▸ WHAT NEEDS TO BE DONE: Find every line containing the word "that" and report the count, nothing more.

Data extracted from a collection
----------

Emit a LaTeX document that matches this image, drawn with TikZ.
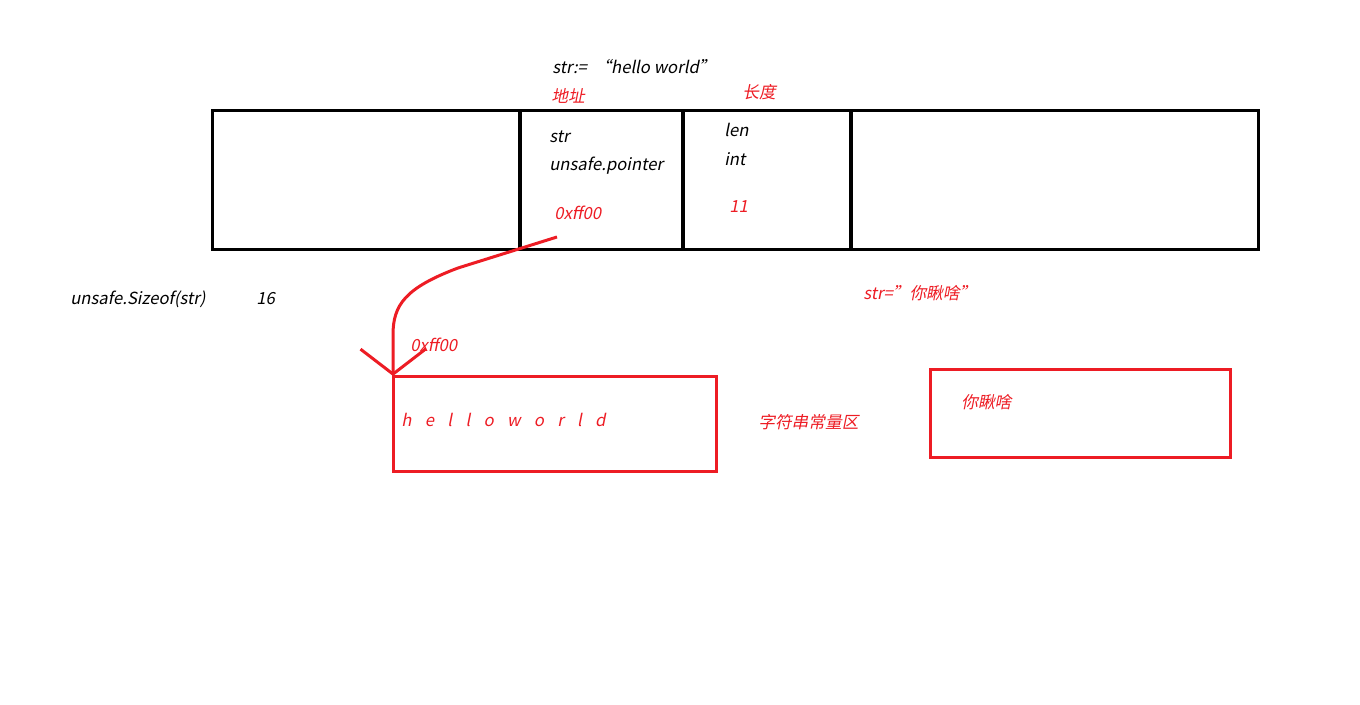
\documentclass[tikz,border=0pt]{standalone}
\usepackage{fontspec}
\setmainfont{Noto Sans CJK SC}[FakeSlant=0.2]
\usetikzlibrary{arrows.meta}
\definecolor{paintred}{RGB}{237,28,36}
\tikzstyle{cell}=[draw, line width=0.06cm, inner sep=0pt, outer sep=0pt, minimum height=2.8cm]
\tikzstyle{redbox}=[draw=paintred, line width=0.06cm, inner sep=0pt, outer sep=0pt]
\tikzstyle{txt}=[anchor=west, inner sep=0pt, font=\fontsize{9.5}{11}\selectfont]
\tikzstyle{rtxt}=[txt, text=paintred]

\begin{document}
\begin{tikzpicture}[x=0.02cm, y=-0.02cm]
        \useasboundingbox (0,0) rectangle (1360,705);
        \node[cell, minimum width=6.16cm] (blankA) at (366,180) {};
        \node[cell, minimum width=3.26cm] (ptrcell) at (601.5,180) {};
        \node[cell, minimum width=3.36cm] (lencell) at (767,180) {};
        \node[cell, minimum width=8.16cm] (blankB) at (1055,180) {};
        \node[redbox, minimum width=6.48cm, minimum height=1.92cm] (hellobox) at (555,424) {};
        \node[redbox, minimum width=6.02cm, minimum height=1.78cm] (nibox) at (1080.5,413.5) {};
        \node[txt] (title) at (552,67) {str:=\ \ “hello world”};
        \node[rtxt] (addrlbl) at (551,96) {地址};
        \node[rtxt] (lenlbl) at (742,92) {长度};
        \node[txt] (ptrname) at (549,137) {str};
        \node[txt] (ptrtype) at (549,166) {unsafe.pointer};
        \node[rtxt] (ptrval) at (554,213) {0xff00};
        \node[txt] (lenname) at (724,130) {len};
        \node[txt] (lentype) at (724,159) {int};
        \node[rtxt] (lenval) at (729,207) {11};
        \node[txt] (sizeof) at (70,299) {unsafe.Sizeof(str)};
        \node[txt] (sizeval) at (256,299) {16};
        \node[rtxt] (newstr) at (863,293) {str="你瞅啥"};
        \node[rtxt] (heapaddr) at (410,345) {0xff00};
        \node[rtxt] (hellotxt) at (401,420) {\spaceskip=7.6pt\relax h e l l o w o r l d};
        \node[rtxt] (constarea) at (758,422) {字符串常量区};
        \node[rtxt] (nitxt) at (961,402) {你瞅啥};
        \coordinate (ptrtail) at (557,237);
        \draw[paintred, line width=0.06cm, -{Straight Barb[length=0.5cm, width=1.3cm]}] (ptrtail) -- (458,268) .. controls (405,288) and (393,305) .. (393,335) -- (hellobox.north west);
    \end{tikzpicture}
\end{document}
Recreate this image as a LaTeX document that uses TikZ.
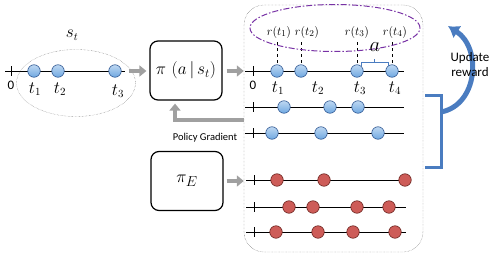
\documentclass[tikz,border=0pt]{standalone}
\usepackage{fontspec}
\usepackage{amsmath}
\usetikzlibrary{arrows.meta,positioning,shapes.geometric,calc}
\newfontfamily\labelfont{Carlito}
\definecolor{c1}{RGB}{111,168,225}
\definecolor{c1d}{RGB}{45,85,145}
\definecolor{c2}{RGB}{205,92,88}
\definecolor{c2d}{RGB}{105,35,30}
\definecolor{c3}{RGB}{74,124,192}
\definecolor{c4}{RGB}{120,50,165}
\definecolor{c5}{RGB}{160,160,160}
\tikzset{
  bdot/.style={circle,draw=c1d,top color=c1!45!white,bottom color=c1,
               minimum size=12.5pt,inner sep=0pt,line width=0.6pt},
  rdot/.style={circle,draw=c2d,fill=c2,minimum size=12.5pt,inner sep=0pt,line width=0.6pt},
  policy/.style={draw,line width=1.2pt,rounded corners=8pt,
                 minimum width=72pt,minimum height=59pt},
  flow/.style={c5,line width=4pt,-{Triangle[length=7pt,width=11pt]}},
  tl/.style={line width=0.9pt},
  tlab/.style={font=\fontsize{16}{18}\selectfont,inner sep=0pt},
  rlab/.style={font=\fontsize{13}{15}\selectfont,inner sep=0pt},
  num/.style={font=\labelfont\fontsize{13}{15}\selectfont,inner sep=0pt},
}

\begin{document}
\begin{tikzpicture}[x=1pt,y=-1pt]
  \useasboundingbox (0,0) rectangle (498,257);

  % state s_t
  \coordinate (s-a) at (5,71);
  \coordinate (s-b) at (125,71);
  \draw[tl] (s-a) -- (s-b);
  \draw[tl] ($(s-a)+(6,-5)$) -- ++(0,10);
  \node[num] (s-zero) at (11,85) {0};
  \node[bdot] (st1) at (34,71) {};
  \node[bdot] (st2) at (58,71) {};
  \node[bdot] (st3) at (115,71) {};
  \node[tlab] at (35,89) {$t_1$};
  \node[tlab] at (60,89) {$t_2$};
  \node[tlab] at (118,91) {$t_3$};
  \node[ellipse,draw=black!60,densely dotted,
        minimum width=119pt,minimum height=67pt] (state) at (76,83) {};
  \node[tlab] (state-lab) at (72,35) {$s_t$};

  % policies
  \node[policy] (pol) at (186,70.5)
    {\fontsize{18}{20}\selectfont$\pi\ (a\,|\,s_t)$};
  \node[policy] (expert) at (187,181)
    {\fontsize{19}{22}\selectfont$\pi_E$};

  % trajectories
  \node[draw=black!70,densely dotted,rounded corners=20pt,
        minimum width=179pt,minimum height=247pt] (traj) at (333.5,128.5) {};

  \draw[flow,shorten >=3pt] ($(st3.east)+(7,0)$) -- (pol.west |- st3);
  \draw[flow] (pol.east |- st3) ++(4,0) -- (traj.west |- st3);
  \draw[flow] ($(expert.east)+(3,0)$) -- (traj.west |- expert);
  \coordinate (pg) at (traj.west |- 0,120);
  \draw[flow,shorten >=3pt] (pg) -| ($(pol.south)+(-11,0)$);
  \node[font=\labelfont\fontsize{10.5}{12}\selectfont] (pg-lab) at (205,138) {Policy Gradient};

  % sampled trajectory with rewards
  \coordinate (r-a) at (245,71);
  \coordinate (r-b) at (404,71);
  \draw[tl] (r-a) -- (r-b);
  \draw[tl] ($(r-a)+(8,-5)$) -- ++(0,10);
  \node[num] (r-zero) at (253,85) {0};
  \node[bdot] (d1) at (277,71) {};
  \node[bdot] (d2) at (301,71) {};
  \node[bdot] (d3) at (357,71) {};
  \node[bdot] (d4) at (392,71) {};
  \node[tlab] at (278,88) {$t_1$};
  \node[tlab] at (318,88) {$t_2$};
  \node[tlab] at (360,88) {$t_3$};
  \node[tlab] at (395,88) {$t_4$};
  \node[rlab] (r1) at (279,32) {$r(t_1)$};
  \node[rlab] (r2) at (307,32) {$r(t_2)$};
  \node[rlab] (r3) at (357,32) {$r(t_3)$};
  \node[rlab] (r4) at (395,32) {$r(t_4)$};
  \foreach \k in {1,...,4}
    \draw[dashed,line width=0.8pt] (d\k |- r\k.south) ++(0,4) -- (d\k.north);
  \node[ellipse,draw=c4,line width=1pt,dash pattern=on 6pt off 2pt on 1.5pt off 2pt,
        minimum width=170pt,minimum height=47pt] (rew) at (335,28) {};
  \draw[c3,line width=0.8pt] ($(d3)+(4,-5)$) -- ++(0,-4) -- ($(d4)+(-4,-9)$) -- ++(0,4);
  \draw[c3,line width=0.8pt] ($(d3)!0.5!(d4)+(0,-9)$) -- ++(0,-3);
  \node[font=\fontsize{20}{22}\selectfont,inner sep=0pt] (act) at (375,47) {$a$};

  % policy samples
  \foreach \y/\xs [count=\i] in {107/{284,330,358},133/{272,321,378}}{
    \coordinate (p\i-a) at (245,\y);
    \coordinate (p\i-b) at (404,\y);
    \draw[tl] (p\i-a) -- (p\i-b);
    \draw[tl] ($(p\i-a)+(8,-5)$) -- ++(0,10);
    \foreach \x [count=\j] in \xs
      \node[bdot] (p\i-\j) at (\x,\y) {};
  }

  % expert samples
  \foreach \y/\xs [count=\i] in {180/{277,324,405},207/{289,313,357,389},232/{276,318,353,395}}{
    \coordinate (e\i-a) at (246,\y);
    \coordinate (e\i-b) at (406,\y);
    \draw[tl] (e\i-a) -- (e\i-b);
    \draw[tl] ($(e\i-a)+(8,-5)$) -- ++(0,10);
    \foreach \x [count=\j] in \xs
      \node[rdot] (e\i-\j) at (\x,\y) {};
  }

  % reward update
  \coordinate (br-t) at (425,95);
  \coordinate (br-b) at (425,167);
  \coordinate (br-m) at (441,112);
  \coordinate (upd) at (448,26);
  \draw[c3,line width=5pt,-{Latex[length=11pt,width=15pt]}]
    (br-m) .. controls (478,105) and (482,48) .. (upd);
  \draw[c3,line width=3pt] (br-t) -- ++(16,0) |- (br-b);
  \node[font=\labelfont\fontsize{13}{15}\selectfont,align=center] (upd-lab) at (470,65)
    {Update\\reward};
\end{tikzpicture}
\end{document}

----------

▸ WRITTEN RESPONSE: 2